In testing Pushdown Processing today, I hit a couple of errors.

The first is simple to workaround by removing it (but would be awesome if the generation understood to omit) - the dataset query had a semi-colon at the end, which pushdown processing then put it's "as R0" after:

Markers Pivot Fail.png

The second I'm still at a bit of a loss. I have another dataset that has similar columns:
"* Private Client"
"Private Client"

The issue is the generator seems to be effectively ignoring the "* " (maybe because of *'s significance in SQL as select all?) and therefore treating the column name as a duplicate, generating this SQL:

image.png

"'Private Client' 1" not being a column then causes the pushdown processing to error. The dataset column names are generated from a pivot, so I need to keep the naming convention ideally, to avoid hardcoding a fix and losing the convenience of the pivot.

TLDR: can the pushdown processing SQL generation be tweaked to handle semi-colons at the end of the query, and handle datasets where column names are identical, but for some text that's being ignored (in this case is "* ")

Thanks
Mike

Comments

  • Josh Boxer
    Josh Boxer Administrator

    Thanks Mike for the feedback.

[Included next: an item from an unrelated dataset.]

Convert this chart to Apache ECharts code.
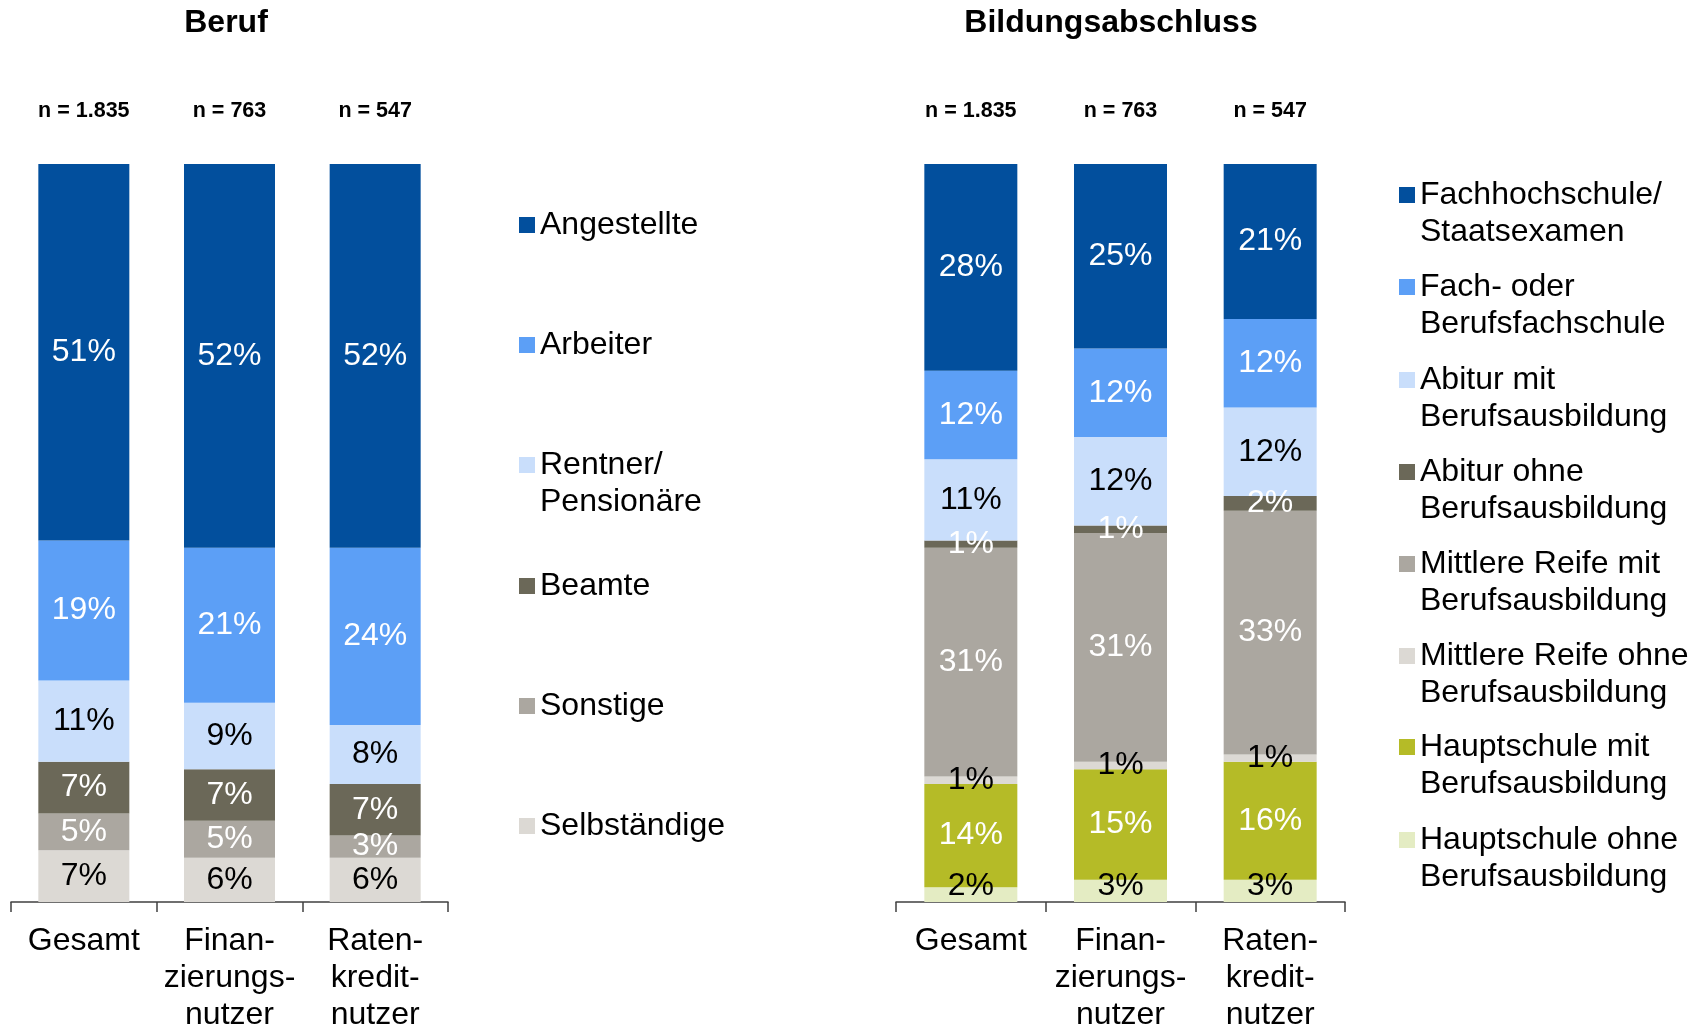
<!DOCTYPE html>
<html>
<head>
<meta charset="utf-8">
<script src="https://cdn.jsdelivr.net/npm/echarts@6/dist/echarts.min.js"></script>
<style>
  html, body { margin: 0; padding: 0; background: #ffffff; }
  #chart { width: 1706px; height: 1029px; }
</style>
</head>
<body>
<div id="chart"></div>
<script>
// Group labels on the category axis and sample sizes above the bars
const categories = ['Gesamt', 'Finan-\nzierungs-\nnutzer', 'Raten-\nkredit-\nnutzer'];
const sampleSizes = ['n = 1.835', 'n = 763', 'n = 547'];

// Beruf (shares in %), listed from the bottom segment upwards
const selbstaendige = [7, 6, 6];
const sonstige = [5, 5, 3];
const beamte = [7, 7, 7];
const rentner = [11, 9, 8];
const arbeiter = [19, 21, 24];
const angestellte = [51, 52, 52];

// Bildungsabschluss (shares in %), listed from the bottom segment upwards
const hauptschuleOhne = [2, 3, 3];
const hauptschuleMit = [14, 15, 16];
const mittlereOhne = [1, 1, 1];
const mittlereMit = [31, 31, 33];
const abiturOhne = [1, 1, 2];
const abiturMit = [11, 12, 12];
const fachOderBerufsfach = [12, 12, 12];
const fachhochschule = [28, 25, 21];

const FONT = '"Liberation Sans", Arial, Helvetica, sans-serif';
const LH = 37;

const C = {
  darkBlue: '#024f9d',
  blue: '#5c9ff6',
  lightBlue: '#c9defb',
  darkGray: '#6b6858',
  gray: '#aba7a0',
  lightGray: '#dcd9d4',
  olive: '#b5bb27',
  paleGreen: '#e4ecc3'
};

function bar(name, data, color, labelColor, axis, opts) {
  opts = opts || {};
  return {
    type: 'bar',
    name: name,
    data: data,
    stack: 'total' + axis,
    xAxisIndex: axis,
    yAxisIndex: axis,
    barWidth: axis === 0 ? 91 : 93,
    itemStyle: { color: color },
    label: {
      show: true,
      position: opts.position || 'inside',
      distance: opts.distance || 0,
      formatter: '{c}%',
      color: labelColor,
      fontFamily: FONT,
      fontSize: 32,
      lineHeight: 32
    },
    emphasis: { disabled: true }
  };
}

const series = [
  bar('Selbständige', selbstaendige, C.lightGray, '#000', 0),
  bar('Sonstige', sonstige, C.gray, '#fff', 0),
  bar('Beamte', beamte, C.darkGray, '#fff', 0),
  bar('Rentner/\nPensionäre', rentner, C.lightBlue, '#000', 0),
  bar('Arbeiter', arbeiter, C.blue, '#fff', 0),
  bar('Angestellte', angestellte, C.darkBlue, '#fff', 0),

  bar('Hauptschule ohne\nBerufsausbildung', hauptschuleOhne, C.paleGreen, '#000', 1, { position: 'insideBottom', distance: 0 }),
  bar('Hauptschule mit\nBerufsausbildung', hauptschuleMit, C.olive, '#fff', 1),
  bar('Mittlere Reife ohne\nBerufsausbildung', mittlereOhne, C.lightGray, '#000', 1),
  bar('Mittlere Reife mit\nBerufsausbildung', mittlereMit, C.gray, '#fff', 1),
  bar('Abitur ohne\nBerufsausbildung', abiturOhne, C.darkGray, '#fff', 1),
  bar('Abitur mit\nBerufsausbildung', abiturMit, C.lightBlue, '#000', 1),
  bar('Fach- oder\nBerufsfachschule', fachOderBerufsfach, C.blue, '#fff', 1),
  bar('Fachhochschule/\nStaatsexamen', fachhochschule, C.darkBlue, '#fff', 1)
];

// One legend block per entry so that each marker sits on the first text line
function legendEntry(name, left, firstLineY) {
  const twoLines = name.indexOf('\n') >= 0;
  return {
    data: [{ name: name, icon: 'rect' }],
    left: left,
    top: firstLineY - (twoLines ? 1.5 : 0.5) * LH,
    orient: 'vertical',
    padding: 0,
    itemWidth: 16,
    itemHeight: 16,
    selectedMode: false,
    formatter: function (n) { return n.indexOf('\n') >= 0 ? '\n' + n : n; },
    textStyle: { fontFamily: FONT, fontSize: 32, lineHeight: LH, color: '#000' }
  };
}

const leftLegendNames = ['Angestellte', 'Arbeiter', 'Rentner/\nPensionäre', 'Beamte', 'Sonstige', 'Selbständige'];
const leftLegendY = [225, 345, 465, 586, 706, 826];
const rightLegendNames = [
  'Fachhochschule/\nStaatsexamen', 'Fach- oder\nBerufsfachschule', 'Abitur mit\nBerufsausbildung',
  'Abitur ohne\nBerufsausbildung', 'Mittlere Reife mit\nBerufsausbildung', 'Mittlere Reife ohne\nBerufsausbildung',
  'Hauptschule mit\nBerufsausbildung', 'Hauptschule ohne\nBerufsausbildung'
];
const rightLegendY = [195, 287, 380, 472, 564, 656, 747, 840];

const legends = [];
leftLegendNames.forEach(function (n, i) { legends.push(legendEntry(n, 519, leftLegendY[i])); });
rightLegendNames.forEach(function (n, i) { legends.push(legendEntry(n, 1399, rightLegendY[i])); });

function bottomAxis(gridIndex) {
  return {
    type: 'category',
    gridIndex: gridIndex,
    data: categories,
    position: 'bottom',
    axisLine: { show: true, lineStyle: { color: '#404040', width: 1.5 } },
    axisTick: { show: true, length: 10, lineStyle: { color: '#404040', width: 1.5 } },
    axisLabel: { fontFamily: FONT, fontSize: 32, lineHeight: LH, color: '#000', margin: 21, interval: 0 },
    splitLine: { show: false }
  };
}

function topAxis(gridIndex) {
  return {
    type: 'category',
    gridIndex: gridIndex,
    data: sampleSizes,
    position: 'top',
    axisLine: { show: false },
    axisTick: { show: false },
    axisLabel: { fontFamily: FONT, fontSize: 21.5, fontWeight: 'bold', lineHeight: 22, color: '#000', margin: 42, interval: 0 },
    splitLine: { show: false }
  };
}

function valueAxis(gridIndex) {
  return { type: 'value', gridIndex: gridIndex, min: 0, max: 100, show: false, splitLine: { show: false } };
}

const option = {
  animation: false,
  backgroundColor: '#ffffff',
  title: [
    { text: 'Beruf', left: 226, top: 7, textAlign: 'center', padding: 0,
      textStyle: { fontFamily: FONT, fontSize: 32, fontWeight: 'bold', color: '#000' } },
    { text: 'Bildungsabschluss', left: 1111, top: 7, textAlign: 'center', padding: 0,
      textStyle: { fontFamily: FONT, fontSize: 32, fontWeight: 'bold', color: '#000' } }
  ],
  legend: legends,
  grid: [
    { left: 11, top: 164, width: 437, height: 738, outerBoundsMode: 'none', containLabel: false },
    { left: 896, top: 164, width: 449, height: 738, outerBoundsMode: 'none', containLabel: false }
  ],
  xAxis: [bottomAxis(0), bottomAxis(1), topAxis(0), topAxis(1)],
  yAxis: [valueAxis(0), valueAxis(1)],
  series: series
};

const chart = echarts.init(document.getElementById('chart'), null, { renderer: 'canvas' });
chart.setOption(option);
</script>
</body>
</html>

If you please can share a dmx file containing the Workflow and Dataset(s) [no data] that will help to investigate

  • Hi Josh,

    Neither issue passes a source step, so the DMX wouldn't show much at all. I tinkered more and discovered it's not so much a pushdown issue directly, but a dataset one.

    For the first "issue" (definitely a lesser concern as removing a character from a dataset is no real fuss!), replicated by creating a dataset connecting to Snowflake external system with a query as follows:
    select * from someTable;
    It will work fine - unless you try to pushdown process.

    Second issue I think is more legitimate - When you create a dataset using a pivot from Snowflake, it changes the name of the column on the dataset (for the below example, it will rename what natively ran in Snowflake produces a column 'Private Client' as 'Private Client' 1). Again, works in general usage, but errors on pushdown as the SQL generated contains a reference to the numbered name.
    To replicate, you can create a dummy table in Snowflake as below, and pictures below that show the difference in the Snowflake output vs the Dataset output of column names:
    create or replace temporary table MadeUpMarkers
    (
    id number
    , MarkerType varchar(30)
    )
    ;



    insert into MadeUpMarkers
    values
    (1, '* Private Client')
    ,(2, 'Private Client')
    ;

    -- this is the query that would live within Aperture to call and pivot the table
    select *
    from
    (
    select *
    from MadeUpMarkers
    )
    pivot (
    max(id)
    for MarkerType IN (ANY)
    ) as PivotTable

    image.png image.png

    Quite niche…. but thought worth raising in case it can help make the dataset creation even more robust to horrid data values!

    Thanks
    Mike